* Instructions for the task: Each record that follows should be repeated exactly, minus any images.

____ Extracted entries

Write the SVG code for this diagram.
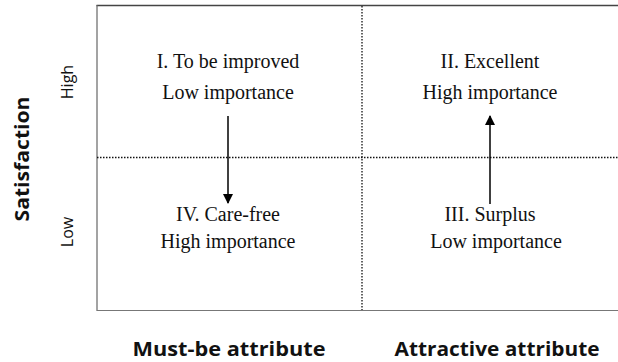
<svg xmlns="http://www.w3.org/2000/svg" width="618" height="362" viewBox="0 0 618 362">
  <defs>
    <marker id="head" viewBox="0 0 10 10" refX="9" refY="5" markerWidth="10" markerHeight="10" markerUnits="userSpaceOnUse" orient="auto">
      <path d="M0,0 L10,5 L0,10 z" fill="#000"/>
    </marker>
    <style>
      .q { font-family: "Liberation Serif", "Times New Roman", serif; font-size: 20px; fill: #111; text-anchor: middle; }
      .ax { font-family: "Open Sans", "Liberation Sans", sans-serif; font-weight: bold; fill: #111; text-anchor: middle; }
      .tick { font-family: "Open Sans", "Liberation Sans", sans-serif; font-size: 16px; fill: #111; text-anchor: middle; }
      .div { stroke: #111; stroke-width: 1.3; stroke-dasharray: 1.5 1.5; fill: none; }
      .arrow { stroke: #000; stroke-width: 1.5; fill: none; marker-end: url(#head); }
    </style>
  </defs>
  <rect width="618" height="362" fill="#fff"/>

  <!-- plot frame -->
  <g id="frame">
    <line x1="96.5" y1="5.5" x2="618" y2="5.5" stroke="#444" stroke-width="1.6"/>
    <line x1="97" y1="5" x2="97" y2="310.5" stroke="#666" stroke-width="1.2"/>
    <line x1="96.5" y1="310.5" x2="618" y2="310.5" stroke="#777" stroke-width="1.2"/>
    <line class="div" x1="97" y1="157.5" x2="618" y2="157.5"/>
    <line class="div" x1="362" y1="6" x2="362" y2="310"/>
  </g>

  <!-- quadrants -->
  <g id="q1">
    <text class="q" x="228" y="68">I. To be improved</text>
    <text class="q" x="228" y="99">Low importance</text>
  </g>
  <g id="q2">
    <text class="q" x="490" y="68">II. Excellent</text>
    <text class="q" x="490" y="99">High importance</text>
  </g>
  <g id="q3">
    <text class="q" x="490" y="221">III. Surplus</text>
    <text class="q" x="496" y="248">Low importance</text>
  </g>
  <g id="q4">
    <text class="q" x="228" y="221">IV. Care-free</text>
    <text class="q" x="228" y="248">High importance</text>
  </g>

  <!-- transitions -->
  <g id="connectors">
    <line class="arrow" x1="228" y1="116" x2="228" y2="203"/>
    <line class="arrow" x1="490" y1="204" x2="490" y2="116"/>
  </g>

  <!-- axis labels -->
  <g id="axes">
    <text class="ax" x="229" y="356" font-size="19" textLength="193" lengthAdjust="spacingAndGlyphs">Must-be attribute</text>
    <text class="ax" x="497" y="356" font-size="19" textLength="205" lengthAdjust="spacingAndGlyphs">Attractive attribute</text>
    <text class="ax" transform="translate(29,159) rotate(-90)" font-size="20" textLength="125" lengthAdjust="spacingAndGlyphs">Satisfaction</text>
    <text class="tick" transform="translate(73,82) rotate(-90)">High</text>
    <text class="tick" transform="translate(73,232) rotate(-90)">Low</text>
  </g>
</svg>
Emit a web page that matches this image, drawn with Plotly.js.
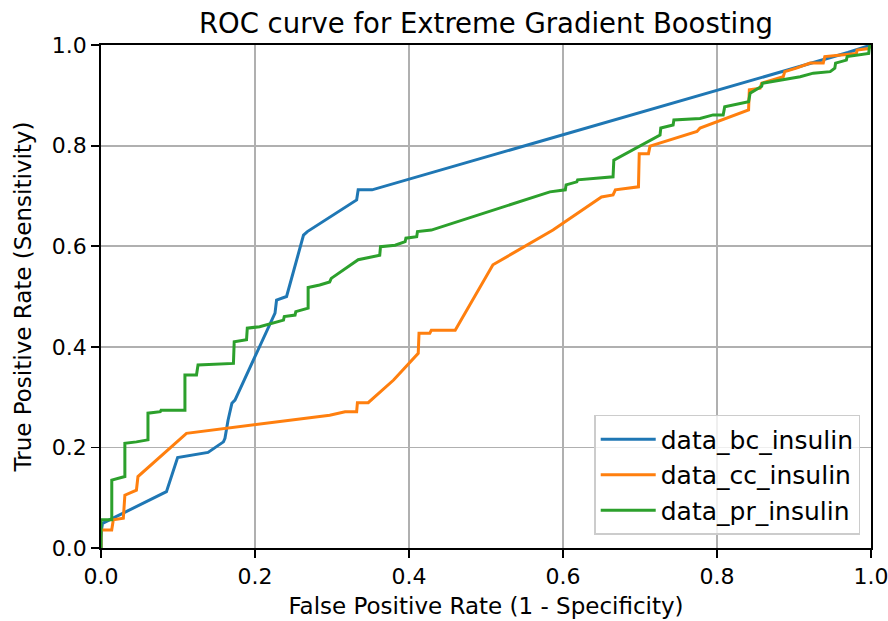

________

* Output of the exercise:
Write the SVG code for this diagram.
<svg xmlns="http://www.w3.org/2000/svg" width="618" height="362" viewBox="0 0 618 362">
  <defs>
    <marker id="head" viewBox="0 0 10 10" refX="9" refY="5" markerWidth="10" markerHeight="10" markerUnits="userSpaceOnUse" orient="auto">
      <path d="M0,0 L10,5 L0,10 z" fill="#000"/>
    </marker>
    <style>
      .q { font-family: "Liberation Serif", "Times New Roman", serif; font-size: 20px; fill: #111; text-anchor: middle; }
      .ax { font-family: "Open Sans", "Liberation Sans", sans-serif; font-weight: bold; fill: #111; text-anchor: middle; }
      .tick { font-family: "Open Sans", "Liberation Sans", sans-serif; font-size: 16px; fill: #111; text-anchor: middle; }
      .div { stroke: #111; stroke-width: 1.3; stroke-dasharray: 1.5 1.5; fill: none; }
      .arrow { stroke: #000; stroke-width: 1.5; fill: none; marker-end: url(#head); }
    </style>
  </defs>
  <rect width="618" height="362" fill="#fff"/>

  <!-- plot frame -->
  <g id="frame">
    <line x1="96.5" y1="5.5" x2="618" y2="5.5" stroke="#444" stroke-width="1.6"/>
    <line x1="97" y1="5" x2="97" y2="310.5" stroke="#666" stroke-width="1.2"/>
    <line x1="96.5" y1="310.5" x2="618" y2="310.5" stroke="#777" stroke-width="1.2"/>
    <line class="div" x1="97" y1="157.5" x2="618" y2="157.5"/>
    <line class="div" x1="362" y1="6" x2="362" y2="310"/>
  </g>

  <!-- quadrants -->
  <g id="q1">
    <text class="q" x="228" y="68">I. To be improved</text>
    <text class="q" x="228" y="99">Low importance</text>
  </g>
  <g id="q2">
    <text class="q" x="490" y="68">II. Excellent</text>
    <text class="q" x="490" y="99">High importance</text>
  </g>
  <g id="q3">
    <text class="q" x="490" y="221">III. Surplus</text>
    <text class="q" x="496" y="248">Low importance</text>
  </g>
  <g id="q4">
    <text class="q" x="228" y="221">IV. Care-free</text>
    <text class="q" x="228" y="248">High importance</text>
  </g>

  <!-- transitions -->
  <g id="connectors">
    <line class="arrow" x1="228" y1="116" x2="228" y2="203"/>
    <line class="arrow" x1="490" y1="204" x2="490" y2="116"/>
  </g>

  <!-- axis labels -->
  <g id="axes">
    <text class="ax" x="229" y="356" font-size="19" textLength="193" lengthAdjust="spacingAndGlyphs">Must-be attribute</text>
    <text class="ax" x="497" y="356" font-size="19" textLength="205" lengthAdjust="spacingAndGlyphs">Attractive attribute</text>
    <text class="ax" transform="translate(29,159) rotate(-90)" font-size="20" textLength="125" lengthAdjust="spacingAndGlyphs">Satisfaction</text>
    <text class="tick" transform="translate(73,82) rotate(-90)">High</text>
    <text class="tick" transform="translate(73,232) rotate(-90)">Low</text>
  </g>
</svg>
Emit a web page that matches this image, drawn with Plotly.js.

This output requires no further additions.